La legge 104 offre una serie di benefici ai lavoratori disabili gravi, o ai genitori, coniugi, parenti e affini entro il terzo grado di familiari disabili gravi. Oltre ai tre giorni di permessi retribuiti al mese per l’assistenza, la legge dà loro il diritto di scegliere la sede di lavoro più vicina al proprio domicilio, di rifiutare eventuali trasferimenti, eventuali lavori notturni e in alcuni casi anche lavori domenicali e festivi. Per le stesse categorie scatta anche il congedo straordinario retribuito di due anni.
Negli ultimi cinque anni – secondo i dati forniti dall’Inps – gli accessi alla legge, per la propria disabilità e per quella dei familiari, sono cresciuti rispettivamente del 22,5 e del 34 per cento.
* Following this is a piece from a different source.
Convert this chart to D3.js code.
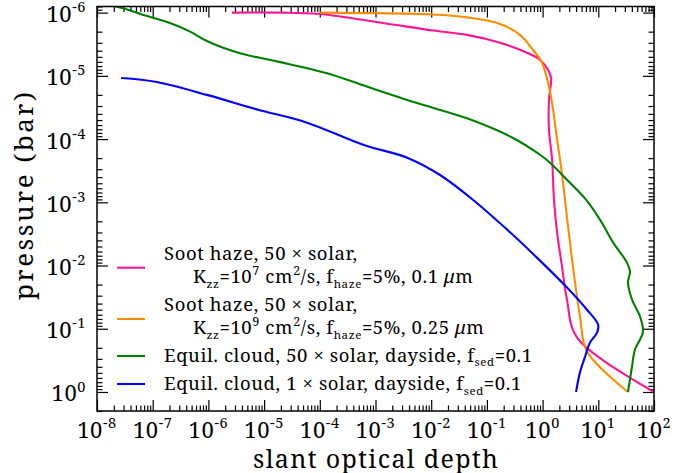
<!DOCTYPE html>
<html>
<head>
<meta charset="utf-8">
<script src="https://cdn.jsdelivr.net/npm/d3@7"></script>
<style>
  body { margin: 0; background: #fff; }
  svg { display: block; }
</style>
</head>
<body>
<svg id="chart" width="692" height="473" font-family="Noto Serif, Liberation Serif, serif"></svg>
<script>
// ---- data: slant optical depth (tau) vs pressure (bar) ----
const hazeK7Tau = [2.65e-6, 1.93e-5, 1.0e-4, 1.36e-3, 1.08e-2, 0.044, 0.172, 0.525, 0.90, 1.25, 1.42, 1.30, 1.30, 1.48, 1.60, 1.82, 2.23, 2.74, 4.15, 100];
const hazeK7P   = [1.0e-6, 1.0e-6, 1.05e-6, 1.46e-6, 1.92e-6, 2.25e-6, 3.0e-6, 4.3e-6, 5.6e-6, 8.0e-6, 1.08e-5, 2.4e-5, 7.1e-5, 2.1e-4, 9.1e-4, 3.0e-3, 0.0104, 0.0346, 0.138, 1.0];

const hazeK9Tau = [1.0e-4, 1.08e-2, 0.044, 0.172, 0.393, 0.673, 0.975, 1.30, 1.54, 1.82, 2.14, 2.52, 3.10, 3.82, 4.69, 6.26, 34.1];
const hazeK9P   = [1.0e-6, 1.07e-6, 1.19e-6, 1.51e-6, 2.25e-6, 3.9e-6, 6.2e-6, 1.49e-5, 3.4e-5, 1.03e-4, 2.7e-4, 9.1e-4, 4.3e-3, 0.0186, 0.064, 0.229, 1.0];

const cloud50Tau = [1.13e-8, 1.94e-8, 3.6e-8, 6.0e-8, 1.0e-7, 2.05e-7, 4.7e-7, 9.8e-7, 3.7e-6, 1.7e-5, 1.35e-4, 7.0e-4, 5.6e-3, 0.044, 0.294, 0.90, 1.36, 2.74, 6.0, 10.7, 18.4, 32.7, 37.1, 34.1, 40.3, 56.1, 63.5, 56.1, 45.6, 40.3, 34.1];
const cloud50P   = [7.0e-7, 7.8e-7, 9.0e-7, 1.05e-6, 1.2e-6, 1.46e-6, 2.0e-6, 2.87e-6, 4.4e-6, 5.9e-6, 9.1e-6, 1.48e-5, 2.7e-5, 4.7e-5, 9.6e-5, 1.77e-4, 2.37e-4, 4.4e-4, 9.1e-4, 1.88e-3, 4.3e-3, 9.0e-3, 0.0125, 0.0186, 0.0346, 0.064, 0.111, 0.148, 0.213, 0.395, 1.0];

const cloud1Tau = [2.7e-8, 1.19e-7, 9.4e-7, 7.5e-6, 5.9e-5, 6.0e-4, 3.7e-3, 0.0144, 0.056, 0.230, 0.79, 2.74, 6.26, 9.9, 9.5, 7.1, 5.8, 4.69, 3.98];
const cloud1P   = [1.08e-5, 1.25e-5, 2.0e-5, 3.4e-5, 5.5e-5, 1.23e-4, 1.97e-4, 3.7e-4, 9.1e-4, 2.7e-3, 7.5e-3, 0.0223, 0.050, 0.086, 0.115, 0.165, 0.275, 0.49, 1.0];

const seriesColors = ["#ff1493", "#ff8c00", "#008000", "#0000ff"];
const seriesLabels = [
  ["Soot haze, 50 \u00d7 solar,", "K_{zz}=10^{7} cm^{2}/s, f_{haze}=5%, 0.1 *{\u03bc}m"],
  ["Soot haze, 50 \u00d7 solar,", "K_{zz}=10^{9} cm^{2}/s, f_{haze}=5%, 0.25 *{\u03bc}m"],
  ["Equil. cloud, 50 \u00d7 solar, dayside, f_{sed}=0.1"],
  ["Equil. cloud, 1 \u00d7 solar, dayside, f_{sed}=0.1"]
];
const xTickExps = [-8, -7, -6, -5, -4, -3, -2, -1, 0, 1, 2];
const yTickExps = [-6, -5, -4, -3, -2, -1, 0];
const xTitle = "slant optical depth";
const yTitle = "pressure (bar)";

const series = [
  { tau: hazeK7Tau, p: hazeK7P },
  { tau: hazeK9Tau, p: hazeK9P },
  { tau: cloud50Tau, p: cloud50P },
  { tau: cloud1Tau, p: cloud1P }
];

// ---- layout ----
const plot = { left: 97, right: 654, top: 6.5, bottom: 411 };
const svg = d3.select("#chart");

const x = d3.scaleLog().domain([1e-8, 1e2]).range([plot.left, plot.right]);
const y = d3.scaleLog().domain([8e-7, 2]).range([plot.top, plot.bottom]);

// text with ^{sup}, _{sub} and *{italic} markup
function richText(sel, str, size, supScale = 0.68, supRise = 0.42) {
  const parts = str.split(/(\^\{[^}]*\}|_\{[^}]*\}|\*\{[^}]*\})/).filter(s => s.length);
  let off = 0;
  parts.forEach(part => {
    let target = 0, txt = part, fs = size, italic = false;
    if (part[0] === "^") { target = -supRise * size; txt = part.slice(2, -1); fs = size * supScale; }
    else if (part[0] === "_") { target = 0.25 * size; txt = part.slice(2, -1); fs = size * 0.62; }
    else if (part[0] === "*") { txt = part.slice(2, -1); italic = true; }
    const t = sel.append("tspan").attr("dy", target - off).attr("font-size", fs).text(txt);
    if (italic) t.attr("font-style", "italic");
    off = target;
  });
}

// minor tick values
function minorTicks(lo, hi) {
  const out = [];
  for (let e = lo; e <= hi; e++) for (let k = 2; k <= 9; k++) out.push(k * Math.pow(10, e));
  return out;
}
const xMajor = xTickExps.map(e => Math.pow(10, e));
const yMajor = yTickExps.map(e => Math.pow(10, e));
const xMinor = minorTicks(-8, 1).filter(v => v >= 1e-8 && v <= 1e2);
const yMinor = minorTicks(-7, 0).filter(v => v >= 8e-7 && v <= 2);

const majorLen = 11, minorLen = 5.5;
function tickAxis(axisFn, scale, values, len, transform) {
  svg.append("g").attr("transform", transform)
    .call(axisFn(scale).tickValues(values).tickSize(-len).tickFormat(""))
    .call(g => g.select(".domain").remove())
    .call(g => g.selectAll("line").attr("stroke", "#000").attr("stroke-width", 1.2));
}
tickAxis(d3.axisBottom, x, xMajor, majorLen, `translate(0,${plot.bottom})`);
tickAxis(d3.axisBottom, x, xMinor, minorLen, `translate(0,${plot.bottom})`);
tickAxis(d3.axisTop, x, xMajor, majorLen, `translate(0,${plot.top})`);
tickAxis(d3.axisTop, x, xMinor, minorLen, `translate(0,${plot.top})`);
tickAxis(d3.axisLeft, y, yMajor, majorLen, `translate(${plot.left},0)`);
tickAxis(d3.axisLeft, y, yMinor, minorLen, `translate(${plot.left},0)`);
tickAxis(d3.axisRight, y, yMajor, majorLen, `translate(${plot.right},0)`);
tickAxis(d3.axisRight, y, yMinor, minorLen, `translate(${plot.right},0)`);

// tick labels
const tickFont = 22;
xTickExps.forEach(e => {
  const t = svg.append("text").attr("x", x(Math.pow(10, e))).attr("y", 437.5)
    .attr("text-anchor", "middle").attr("font-size", tickFont).attr("letter-spacing", 0.6);
  richText(t, `10^{${e}}`, tickFont, 0.66, 0.45);
});
yTickExps.forEach(e => {
  const t = svg.append("text").attr("x", 86).attr("y", y(Math.pow(10, e)) + 9.5)
    .attr("text-anchor", "end").attr("font-size", tickFont).attr("letter-spacing", 0.6);
  richText(t, `10^{${e}}`, tickFont, 0.66, 0.45);
});

// axis titles
svg.append("text").attr("x", (plot.left + plot.right) / 2).attr("y", 467.5)
  .attr("text-anchor", "middle").attr("font-size", 25)
  .attr("textLength", 245).attr("lengthAdjust", "spacing").text(xTitle);
svg.append("text").attr("transform", `translate(33,196) rotate(-90)`)
  .attr("text-anchor", "middle").attr("font-size", 26)
  .attr("textLength", 208).attr("lengthAdjust", "spacing").text(yTitle);

// curves
svg.append("clipPath").attr("id", "plotClip").append("rect")
  .attr("x", plot.left).attr("y", plot.top)
  .attr("width", plot.right - plot.left).attr("height", plot.bottom - plot.top);

const line = d3.line()
  .x(d => x(d[0])).y(d => y(d[1]))
  .curve(d3.curveCatmullRom.alpha(0.5));

const curves = svg.append("g").attr("clip-path", "url(#plotClip)");
series.forEach((s, i) => {
  const pts = s.tau.map((t, j) => [t, s.p[j]]);
  curves.append("path").datum(pts).attr("d", line)
    .attr("fill", "none").attr("stroke", seriesColors[i]).attr("stroke-width", 2.1)
    .attr("stroke-linejoin", "round");
});

// frame
svg.append("rect").attr("x", plot.left).attr("y", plot.top)
  .attr("width", plot.right - plot.left).attr("height", plot.bottom - plot.top)
  .attr("fill", "none").attr("stroke", "#000").attr("stroke-width", 1.5);

// legend
const legendFont = 18.5;
const legendRows = [
  { lineY: 267.7, baselines: [260, 283] },
  { lineY: 319, baselines: [311, 334] },
  { lineY: 356, baselines: [361.5] },
  { lineY: 384, baselines: [390] }
];
const legend = svg.append("g");
legendRows.forEach((row, i) => {
  legend.append("line").attr("x1", 117).attr("x2", 145)
    .attr("y1", row.lineY).attr("y2", row.lineY)
    .attr("stroke", seriesColors[i]).attr("stroke-width", 2.1);
  seriesLabels[i].forEach((lbl, k) => {
    const t = legend.append("text").attr("x", k === 0 ? 164 : 193)
      .attr("y", row.baselines[k]).attr("font-size", legendFont).attr("letter-spacing", 0.6);
    richText(t, lbl, legendFont);
  });
});
</script>
</body>
</html>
Nel pubblico impiego – ancora dati Inps – i beneficiari della 104 e dei congedi straordinari sono 440 mila, ossia il 13,5 per cento di tutti i dipendenti, mentre nel settore privato sono appena il 3,3 per cento.
La Sardegna è in testa per docenti di ruolo disabili gravi o parenti di disabili (il 18,3 per cento), all’Umbria va il primato del personale non docente che beneficia della legge: il 26,3 per cento. Si posiziona “bene” anche il Lazio, con il 16 e con il 24,8 per cento. In Veneto, Piemonte e Toscana, al contrario, troviamo il minor numero di beneficiari.